It will be seen that a delay of six years took place between the date of Hazlitt’s Advertisement and the publication of the volumes. Mr W. C. Hazlitt writes: ‘These Memoirs were never, in spite of all the lapse of time, completely printed; only three volumes out of four were printed.’ Every endeavour to find this fourth volume has failed. The Memoirs were reprinted, abridged, in Longman’s ‘Travellers’ Library,’ 1852. The present issue reproduces the first edition.
ADVERTISEMENT
Mr Holcroft had intended, for several years before his death, to write an account of his own life. It is now only to be regretted that he did not begin to execute this design sooner. Few lives have been marked with more striking changes; and no one possessed the qualities necessary for describing them with characteristic liveliness in a greater degree than he did. It often happens, that what we most wish done, we fail to do, either through fear lest the execution should not answer our expectations, or because the pleasure with which we contemplate a favourite object at a distance, makes us neglect the ordinary means of attaining it. This seems to have been the case with Mr Holcroft, who did not begin the work he had so long projected, till within a short time of his death. How much he had it at heart, may however be inferred from the extraordinary pains he then took to make some progress in it. He told his physicians that he did not care what severity of treatment he was subjected to, provided he could live six months longer to complete what he had begun. By dictating a word at a time, he succeeded in bringing it down to his fifteenth year. When the clearness, minuteness, and vividness of what he thus wrote, are compared with the feeble, half-convulsed state in which it was written, it will be difficult to bring a stronger instance of the exertion of resolution and firmness of mind, under such circumstances. The whole of this account is given literally to the public. This part comprises the first seventeen Chapters, or Book I. The remainder of the Life has been compiled from Mr Holcroft’s Letters; from Journals and other papers to which I had access; from conversations with some of his early and most intimate friends; and from passages in his printed works, relating to his own history and adventures, pointed out to me by them. Some of the anecdotes I have also heard mentioned by himself; but these are comparatively few. I first became acquainted with Mr Holcroft about ten years ago; my chief intercourse with him was within the last three or four years of his life.
William Hazlitt.
January, 1810.
THE LIFE OF THOMAS HOLCROFT
BOOK I
CHAPTER I
[This and the remaining Chapters of the first Book are in Mr Holcroft’s own words.]

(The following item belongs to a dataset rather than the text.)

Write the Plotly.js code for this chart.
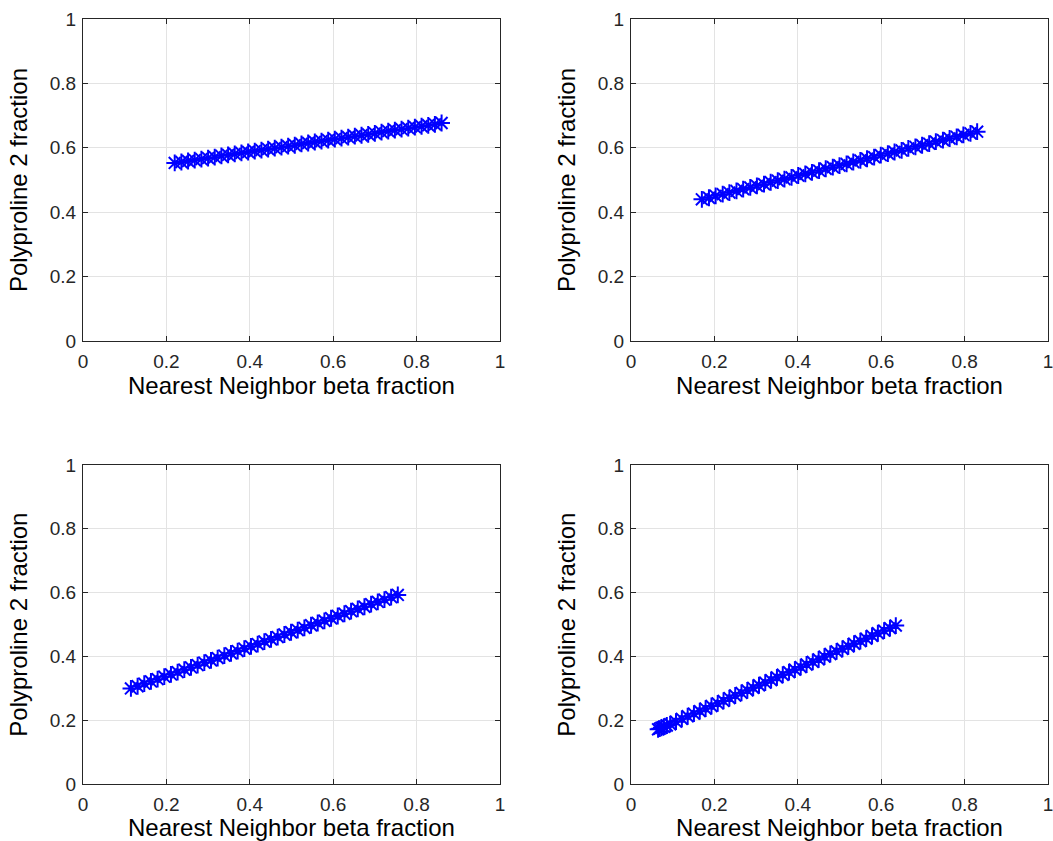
<!DOCTYPE html>
<html><head><meta charset="utf-8">
<script src="https://cdn.plot.ly/plotly-3.0.1.min.js"></script>
<style>html,body{margin:0;padding:0;background:#fff}#chart{width:1053px;height:841px}</style>
</head><body><div id="chart"></div>
<script>
const x1 = [0.220,0.236,0.252,0.268,0.284,0.300,0.316,0.332,0.348,0.364,0.380,0.396,0.412,0.428,0.444,0.460,0.476,0.492,0.508,0.524,0.540,0.556,0.572,0.588,0.604,0.620,0.636,0.652,0.668,0.684,0.700,0.716,0.732,0.748,0.764,0.780,0.796,0.812,0.828,0.844,0.860];
const y1 = [0.553,0.556,0.559,0.562,0.565,0.568,0.571,0.575,0.578,0.581,0.584,0.587,0.590,0.593,0.596,0.599,0.602,0.605,0.608,0.612,0.615,0.618,0.621,0.624,0.627,0.630,0.633,0.636,0.639,0.642,0.645,0.649,0.652,0.655,0.658,0.661,0.664,0.667,0.670,0.673,0.677];
const x2 = [0.170,0.187,0.203,0.220,0.236,0.253,0.269,0.286,0.302,0.319,0.335,0.352,0.368,0.385,0.401,0.418,0.434,0.451,0.467,0.484,0.500,0.517,0.533,0.550,0.566,0.583,0.599,0.616,0.632,0.649,0.665,0.682,0.698,0.715,0.731,0.748,0.764,0.781,0.797,0.814,0.830];
const y2 = [0.440,0.445,0.451,0.456,0.461,0.466,0.472,0.477,0.482,0.487,0.493,0.498,0.503,0.508,0.514,0.519,0.524,0.529,0.535,0.540,0.545,0.550,0.556,0.561,0.566,0.571,0.577,0.582,0.587,0.592,0.598,0.603,0.608,0.613,0.619,0.624,0.629,0.634,0.640,0.645,0.650];
const x3 = [0.115,0.131,0.147,0.163,0.179,0.195,0.211,0.227,0.243,0.259,0.275,0.291,0.307,0.323,0.339,0.355,0.371,0.387,0.403,0.419,0.435,0.451,0.467,0.483,0.499,0.515,0.531,0.547,0.563,0.579,0.595,0.611,0.627,0.643,0.659,0.675,0.691,0.707,0.723,0.739,0.755];
const y3 = [0.300,0.307,0.315,0.322,0.329,0.337,0.344,0.351,0.359,0.366,0.373,0.381,0.388,0.395,0.403,0.410,0.417,0.425,0.432,0.439,0.447,0.454,0.461,0.469,0.476,0.483,0.490,0.498,0.505,0.512,0.520,0.527,0.534,0.542,0.549,0.556,0.564,0.571,0.578,0.586,0.593];
const x4 = [0.065,0.069,0.073,0.079,0.086,0.094,0.108,0.122,0.136,0.151,0.165,0.179,0.193,0.208,0.222,0.236,0.250,0.265,0.279,0.293,0.307,0.322,0.336,0.350,0.364,0.379,0.393,0.407,0.421,0.436,0.450,0.464,0.478,0.493,0.507,0.521,0.535,0.550,0.564,0.578,0.592,0.607,0.621,0.635];
const y4 = [0.172,0.174,0.177,0.180,0.184,0.188,0.196,0.205,0.213,0.221,0.229,0.237,0.245,0.253,0.261,0.270,0.278,0.286,0.294,0.302,0.310,0.318,0.326,0.335,0.343,0.351,0.359,0.367,0.375,0.383,0.391,0.400,0.408,0.416,0.424,0.432,0.440,0.448,0.456,0.465,0.473,0.481,0.489,0.497];
const tickVals = [0,0.2,0.4,0.6,0.8,1];
const tickText = ['0','0.2','0.4','0.6','0.8','1'];
const xTitle = 'Nearest Neighbor beta fraction';
const yTitle = 'Polyproline 2 fraction';

const series = [[x1,y1],[x2,y2],[x3,y3],[x4,y4]];
const font = 'Liberation Sans, Arial, Helvetica, sans-serif';
const traces = series.map((s,i)=>({
  x:s[0], y:s[1], type:'scatter', mode:'markers',
  xaxis: i===0?'x':'x'+(i+1), yaxis: i===0?'y':'y'+(i+1),
  marker:{symbol:'asterisk-open', size:14, color:'#0000ff', line:{color:'#0000ff', width:2}},
  showlegend:false, hoverinfo:'skip'
}));
function ax(domain, title, anchor, isX){
  return {domain:domain, range:[0,1], tickvals:tickVals, ticktext:tickText,
    showline:true, mirror:'ticks', linecolor:'#262626', linewidth:1,
    ticks:'inside', ticklen:5, tickcolor:'#262626',
    showgrid:true, gridcolor:'#e3e3e3', gridwidth:1, zeroline:false,
    tickfont:{family:font, size:19, color:'#262626'},
    ticklabelstandoff: isX?3:2, ticklabeloverflow:'allow',
    title:{text:title, font:{family:font, size:24, color:'#000'}, standoff: isX?1:15},
    anchor:anchor, fixedrange:true};
}
const xdL=[0.0788,0.4748], xdR=[0.5992,0.9953];
const ydT=[0.5945,0.9774], ydB=[0.0675,0.4471];
const layout = {
  width:1053, height:841, margin:{l:0,r:0,t:0,b:0},
  paper_bgcolor:'#fff', plot_bgcolor:'#fff',
  xaxis: ax(xdL,xTitle,'y',true), yaxis: ax(ydT,yTitle,'x',false),
  xaxis2: ax(xdR,xTitle,'y2',true), yaxis2: ax(ydT,yTitle,'x2',false),
  xaxis3: ax(xdL,xTitle,'y3',true), yaxis3: ax(ydB,yTitle,'x3',false),
  xaxis4: ax(xdR,xTitle,'y4',true), yaxis4: ax(ydB,yTitle,'x4',false)
};
Plotly.newPlot('chart', traces, layout, {staticPlot:true, displayModeBar:false});
</script></body></html>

‘I was born in London, in Orange Court, Leicester Fields, on the 10th day of December, 1745, old style; and was baptized and registered in St. Martin’s church, where my name is erroneously written Howlcroft. In a will of one of my uncle’s, which may be seen in Doctors’ Commons, the name is spelt Houldecroft. From this it appears that our family did not pay much attention to subjects of orthography, or think the manner in which their name was spelt, a matter of importance.